只有苏清风见了这个手势,不由得轻咦了一声,脸色微变。

“父亲,怎么了?”苏念先急忙问道。

“看来,这个安本基,的确在脉诊上,下足了功夫啊!”苏清风沉声说道。

“哦?何以见得呢?”苏念先疑惑地问道。

没等苏清风回答,安本基已经笑着给出了答案:“我的这三根手指,自从我十几岁接触汉医以来,除了人体的脉搏,便再也没有接触过任何别的东西了。”

“哄!”

场上登时一片惊呼。

“天啊,几十年,手指除了诊脉,就再也不接触别的东西了?这得是什么样的克制啊?”华夏众人议论纷纷。
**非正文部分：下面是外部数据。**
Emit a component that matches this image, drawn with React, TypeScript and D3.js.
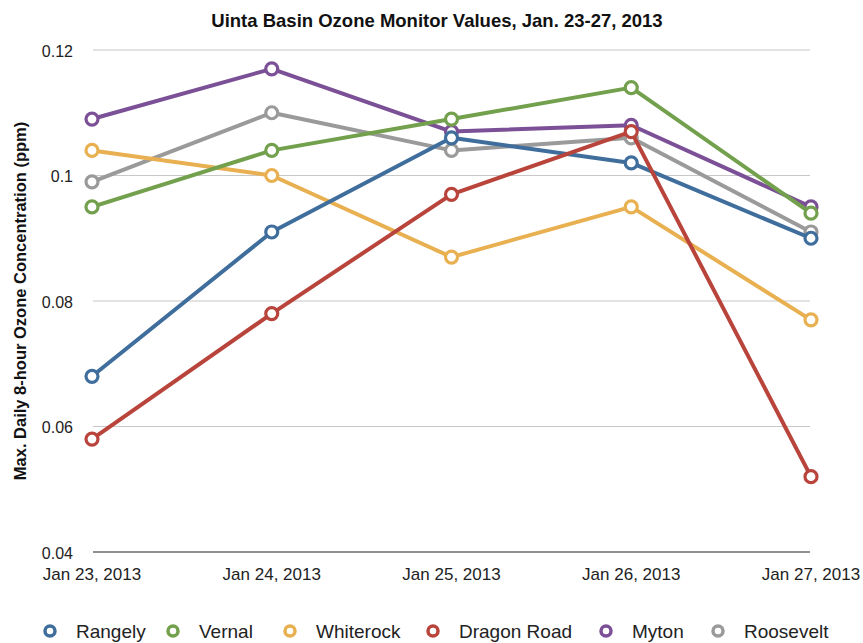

而韩国的观众,早已经站起身来,再度热烈地鼓掌,甚至有些人被安本基感动地热泪盈眶。

安本基却是不再说什么,转身大步走向了患者。

长袖高挽,像一个准备抚琴的乐师,安本基先是顺了一下病人的胳膊。一直握紧不放的左手骤然打开了,深藏在掌心的早已级关结变形的食指、中指、无名指,轻柔地安放在了病人的寸关尺。

三根手指就像三个训练有素的士兵一样,依次排队踏步、看齐、立定、坐下.安本基缓缓地闭上了眼睛。
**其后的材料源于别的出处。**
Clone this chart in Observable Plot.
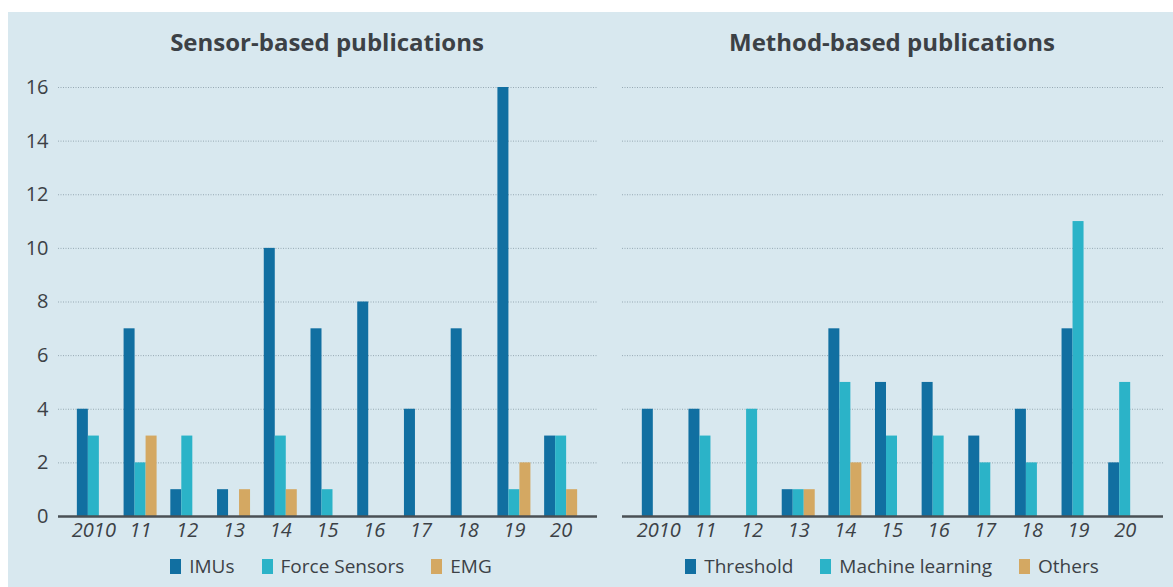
<!DOCTYPE html>
<html>
<head>
<meta charset="utf-8">
<script src="https://cdn.jsdelivr.net/npm/d3@7"></script>
<script src="https://cdn.jsdelivr.net/npm/@observablehq/plot@0.6"></script>
<style>
  html, body { margin: 0; padding: 0; background: #ffffff; }
  body { width: 1173px; height: 587px; position: relative; overflow: hidden; font-family: "Open Sans", sans-serif; color: #3c4146; }
  #bg { position: absolute; left: 8px; top: 12px; width: 1165px; height: 575px; background: #d8e8ef; }
  .panel { position: absolute; top: 60px; }
  .title { position: absolute; top: 27px; width: 500px; text-align: center; font-weight: bold; font-size: 24px; line-height: 30px; color: #3c4146; }
  .legend { position: absolute; top: 552px; width: 560px; display: flex; justify-content: center; gap: 27px; font-size: 19px; line-height: 28px; color: #3c4146; }
  .legend .item { display: flex; align-items: center; }
  .legend .sw { width: 11px; height: 15px; margin-right: 8px; display: inline-block; }
</style>
</head>
<body>
<div id="bg"></div>
<div id="root"></div>
<script>
// ---- data ----
const years = ["2010", "11", "12", "13", "14", "15", "16", "17", "18", "19", "20"];
const yTicks = [0, 2, 4, 6, 8, 10, 12, 14, 16];

const sensorTitle = "Sensor-based publications";
const sensorSeries = ["IMUs", "Force Sensors", "EMG"];
const imus = [4, 7, 1, 1, 10, 7, 8, 4, 7, 16, 3];
const forceSensors = [3, 2, 3, 0, 3, 1, 0, 0, 0, 1, 3];
const emg = [0, 3, 0, 1, 1, 0, 0, 0, 0, 2, 1];

const methodTitle = "Method-based publications";
const methodSeries = ["Threshold", "Machine learning", "Others"];
const threshold = [4, 4, 0, 1, 7, 5, 5, 3, 4, 7, 2];
const machineLearning = [0, 3, 4, 1, 5, 3, 3, 2, 2, 11, 5];
const others = [0, 0, 0, 1, 2, 0, 0, 0, 0, 0, 0];

const colors = ["#116fa1", "#2bb3c8", "#d4a862"];

// ---- drawing ----
const textColor = "#3c4146";
const font = "'Open Sans', sans-serif";
const barW = 11;

function panel({series, values, showY, width, marginLeft, marginRight, xRange}) {
  const step = (xRange[1] - xRange[0]) / years.length;
  const p = 1 - barW / step;
  const marks = [
    Plot.ruleY(yTicks.slice(1), {stroke: "#96a9b3", strokeWidth: 1, strokeDasharray: "1,1.5"}),
  ];
  values.forEach((vals, i) => {
    const rows = years.map((y, j) => ({year: y, value: vals[j], series: series[i]}));
    marks.push(Plot.barY(rows, {x: "year", y: "value", fill: "series", dx: (i - 1) * barW, insetLeft: 0, insetRight: 0}));
  });
  marks.push(Plot.ruleY([0], {stroke: "#4a5055", strokeWidth: 2.5}));
  marks.push(Plot.text(years, {x: d => d, frameAnchor: "bottom", dy: 14, fontStyle: "italic", fontSize: 20, fill: textColor, lineAnchor: "middle"}));
  if (showY) {
    marks.push(Plot.text(yTicks, {y: d => d, frameAnchor: "left", dx: -10, textAnchor: "end", fontSize: 20, fill: textColor, lineAnchor: "middle"}));
  }
  return Plot.plot({
    width, height: 500,
    marginTop: 27, marginBottom: 44, marginLeft, marginRight,
    style: {background: "transparent", fontFamily: font, color: textColor, overflow: "visible"},
    x: {domain: years, range: xRange, paddingInner: p, paddingOuter: p / 2, round: false, axis: null},
    y: {domain: [0, 16], axis: null},
    color: {domain: series, range: colors},
    marks
  });
}

function legend(series, left) {
  const div = document.createElement("div");
  div.className = "legend";
  div.style.left = left + "px";
  series.forEach((s, i) => {
    const it = document.createElement("div");
    it.className = "item";
    const sw = document.createElement("span");
    sw.className = "sw";
    sw.style.background = colors[i];
    it.appendChild(sw);
    it.appendChild(document.createTextNode(s));
    div.appendChild(it);
  });
  return div;
}

function title(text, center) {
  const d = document.createElement("div");
  d.className = "title";
  d.style.left = (center - 250) + "px";
  d.textContent = text;
  return d;
}

const root = document.getElementById("root");

const left = panel({series: sensorSeries, values: [imus, forceSensors, emg], showY: true,
  width: 600, marginLeft: 58, marginRight: 3, xRange: [70, 584]});
left.classList.add("panel");
left.style.left = "0px";
root.appendChild(left);

const right = panel({series: methodSeries, values: [threshold, machineLearning, others], showY: false,
  width: 573, marginLeft: 22, marginRight: 10, xRange: [35, 548]});
right.classList.add("panel");
right.style.left = "600px";
root.appendChild(right);

root.appendChild(title(sensorTitle, 327));
root.appendChild(title(methodTitle, 892));
root.appendChild(legend(sensorSeries, 331 - 280));
root.appendChild(legend(methodSeries, 892 - 280));
</script>
</body>
</html>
现场登时静得落针可闻,仅这份专业,这份气度,就令所有人动容。

那三根除了脉搏,几十年来再也没有接触过其他东西的手指,此刻却是异常地轻灵,安伏在病人的手腕处,轻微地抬放着。不像一个医者在诊脉,而是像一个钢琴家在弹奏。脉搏,在安本基的手下,已经不是脉搏了,而是一种艺术,是他毕生追求的艺术。

过了良久,安本基才缓缓地抬起了那三根手指,手指一离了病人的手腕,便迅速地再度蜷缩了回去,回复了原本的姿态。
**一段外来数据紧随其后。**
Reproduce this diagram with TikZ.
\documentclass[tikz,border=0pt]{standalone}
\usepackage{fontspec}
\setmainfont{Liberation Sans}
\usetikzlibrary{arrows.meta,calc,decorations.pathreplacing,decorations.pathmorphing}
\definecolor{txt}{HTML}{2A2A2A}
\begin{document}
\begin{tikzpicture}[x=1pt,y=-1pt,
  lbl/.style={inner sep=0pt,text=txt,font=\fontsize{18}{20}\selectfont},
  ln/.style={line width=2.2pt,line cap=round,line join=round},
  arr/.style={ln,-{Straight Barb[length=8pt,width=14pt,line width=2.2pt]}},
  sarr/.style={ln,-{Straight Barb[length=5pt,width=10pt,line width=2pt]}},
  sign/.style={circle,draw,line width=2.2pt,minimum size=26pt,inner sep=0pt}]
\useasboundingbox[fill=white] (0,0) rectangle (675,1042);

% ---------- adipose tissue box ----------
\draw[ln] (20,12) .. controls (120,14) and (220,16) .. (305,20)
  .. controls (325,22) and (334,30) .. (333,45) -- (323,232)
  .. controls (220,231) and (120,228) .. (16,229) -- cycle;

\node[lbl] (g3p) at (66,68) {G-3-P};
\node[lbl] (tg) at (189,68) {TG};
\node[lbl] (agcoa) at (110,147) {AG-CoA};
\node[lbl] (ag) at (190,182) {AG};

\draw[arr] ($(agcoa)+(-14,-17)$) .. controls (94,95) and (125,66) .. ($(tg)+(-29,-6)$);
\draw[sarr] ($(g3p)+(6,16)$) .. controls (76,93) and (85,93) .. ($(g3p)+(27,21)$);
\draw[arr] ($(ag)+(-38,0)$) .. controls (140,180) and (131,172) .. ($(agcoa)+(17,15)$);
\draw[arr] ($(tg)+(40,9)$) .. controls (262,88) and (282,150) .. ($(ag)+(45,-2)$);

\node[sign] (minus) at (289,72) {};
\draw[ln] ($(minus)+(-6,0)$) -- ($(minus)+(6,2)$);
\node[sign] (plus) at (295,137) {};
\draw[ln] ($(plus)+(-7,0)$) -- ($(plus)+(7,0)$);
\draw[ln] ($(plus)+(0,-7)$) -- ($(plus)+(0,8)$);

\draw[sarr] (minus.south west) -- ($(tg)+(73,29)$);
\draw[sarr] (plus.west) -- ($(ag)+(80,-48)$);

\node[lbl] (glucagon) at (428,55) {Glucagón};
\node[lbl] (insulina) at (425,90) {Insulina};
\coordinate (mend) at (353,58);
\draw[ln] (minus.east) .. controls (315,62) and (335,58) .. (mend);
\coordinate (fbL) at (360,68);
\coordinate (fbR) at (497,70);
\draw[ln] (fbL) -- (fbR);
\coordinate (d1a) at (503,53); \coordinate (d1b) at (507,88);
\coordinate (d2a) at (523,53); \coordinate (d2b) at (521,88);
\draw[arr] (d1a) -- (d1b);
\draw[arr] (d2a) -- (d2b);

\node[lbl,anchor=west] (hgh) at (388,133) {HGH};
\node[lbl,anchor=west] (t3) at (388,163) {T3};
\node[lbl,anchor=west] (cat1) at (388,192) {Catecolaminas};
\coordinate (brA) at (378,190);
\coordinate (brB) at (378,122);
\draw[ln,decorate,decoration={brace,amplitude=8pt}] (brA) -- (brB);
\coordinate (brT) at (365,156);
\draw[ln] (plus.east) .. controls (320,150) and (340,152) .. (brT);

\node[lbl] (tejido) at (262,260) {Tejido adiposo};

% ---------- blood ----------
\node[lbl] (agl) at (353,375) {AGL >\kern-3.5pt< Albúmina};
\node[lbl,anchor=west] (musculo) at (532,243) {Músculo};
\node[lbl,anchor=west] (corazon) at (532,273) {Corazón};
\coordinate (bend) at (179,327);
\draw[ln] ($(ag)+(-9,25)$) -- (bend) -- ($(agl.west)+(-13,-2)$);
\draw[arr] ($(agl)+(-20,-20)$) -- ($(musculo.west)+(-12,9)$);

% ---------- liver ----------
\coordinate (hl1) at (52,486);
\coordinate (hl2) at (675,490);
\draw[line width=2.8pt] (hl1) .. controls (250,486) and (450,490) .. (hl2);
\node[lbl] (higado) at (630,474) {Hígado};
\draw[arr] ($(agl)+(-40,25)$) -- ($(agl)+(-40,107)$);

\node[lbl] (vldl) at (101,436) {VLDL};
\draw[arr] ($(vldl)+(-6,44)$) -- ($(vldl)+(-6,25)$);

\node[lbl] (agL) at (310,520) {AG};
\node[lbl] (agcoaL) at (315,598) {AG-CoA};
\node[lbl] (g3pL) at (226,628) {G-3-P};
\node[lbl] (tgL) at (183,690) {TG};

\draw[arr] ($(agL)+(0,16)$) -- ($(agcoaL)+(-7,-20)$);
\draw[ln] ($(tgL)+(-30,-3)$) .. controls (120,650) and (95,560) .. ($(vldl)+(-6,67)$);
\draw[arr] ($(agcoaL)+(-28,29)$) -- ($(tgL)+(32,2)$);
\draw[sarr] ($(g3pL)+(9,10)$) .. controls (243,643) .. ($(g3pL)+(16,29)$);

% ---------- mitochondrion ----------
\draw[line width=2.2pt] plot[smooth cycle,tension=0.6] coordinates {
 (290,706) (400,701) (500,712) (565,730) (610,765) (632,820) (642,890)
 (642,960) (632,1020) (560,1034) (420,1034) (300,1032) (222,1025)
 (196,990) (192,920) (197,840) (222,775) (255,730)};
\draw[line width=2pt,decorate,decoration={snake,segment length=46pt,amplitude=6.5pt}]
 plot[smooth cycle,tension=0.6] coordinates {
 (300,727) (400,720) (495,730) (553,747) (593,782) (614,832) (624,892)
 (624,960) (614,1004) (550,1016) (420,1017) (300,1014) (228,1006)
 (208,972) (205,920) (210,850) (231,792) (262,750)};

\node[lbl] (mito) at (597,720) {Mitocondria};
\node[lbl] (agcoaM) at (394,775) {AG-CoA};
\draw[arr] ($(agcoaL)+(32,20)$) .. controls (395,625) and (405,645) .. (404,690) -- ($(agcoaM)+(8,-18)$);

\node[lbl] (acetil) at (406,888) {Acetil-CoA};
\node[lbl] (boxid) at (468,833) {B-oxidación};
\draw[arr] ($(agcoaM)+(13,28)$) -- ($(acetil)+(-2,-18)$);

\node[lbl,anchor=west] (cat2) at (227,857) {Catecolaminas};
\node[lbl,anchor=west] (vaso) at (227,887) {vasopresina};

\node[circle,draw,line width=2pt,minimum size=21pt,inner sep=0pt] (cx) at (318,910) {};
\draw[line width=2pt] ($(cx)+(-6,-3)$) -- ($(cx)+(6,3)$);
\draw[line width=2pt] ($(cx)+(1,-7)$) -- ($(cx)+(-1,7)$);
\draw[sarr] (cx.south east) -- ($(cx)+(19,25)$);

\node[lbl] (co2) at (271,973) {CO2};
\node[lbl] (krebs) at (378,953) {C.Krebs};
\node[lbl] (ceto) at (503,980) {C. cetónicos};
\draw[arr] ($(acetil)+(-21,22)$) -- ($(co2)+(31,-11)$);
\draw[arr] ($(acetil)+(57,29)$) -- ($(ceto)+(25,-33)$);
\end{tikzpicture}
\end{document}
安本基瞟了一眼慕容凡,嘴角扯上了一抹胜利的微笑,拿起了桌子上的纸笔,详细地一条条地写下了自己的脉诊结果。

而后,却依然没有急着回到自己的阵营,而是再度走到了慕容凡身前,冷笑了一声说道:“你还要比吗?华夏的年轻人?”

“哈哈!”慕容凡大笑着站了起来,施施然走过了安本基,走到了病人身侧,右臂轻抬,举起了自己的一只右手,慕容凡笑着说道,“我这只手,从出生到现在,什么都摸过,摸吃摸喝,摸美人!但是,我相信,它丝毫不妨碍我的诊脉!”

慕容凡的话一说完,全场的华夏观众都笑了,司徒曼更是媚眼如丝,一声轻笑。

韩国的观众在清楚了慕容凡话里的内容之后,却是爆发了一片嘘声。

“下去吧!大言不惭的华夏汉医!免得在安老先生面前丢人现眼!”

“华夏汉医的素质,也就如此了。”

慕容凡在韩国人的一片嘘声中,如同拈叶摘花一般,轻轻松松地坐到了病人身边。

但是,那只要用来诊脉的右手,却是始终没有落下,三根手指,悬在病人手腕上一寸高的位置,慕容凡便巍然不动了,双眼轻闭,慕容凡的手指开始了有节奏的抬落。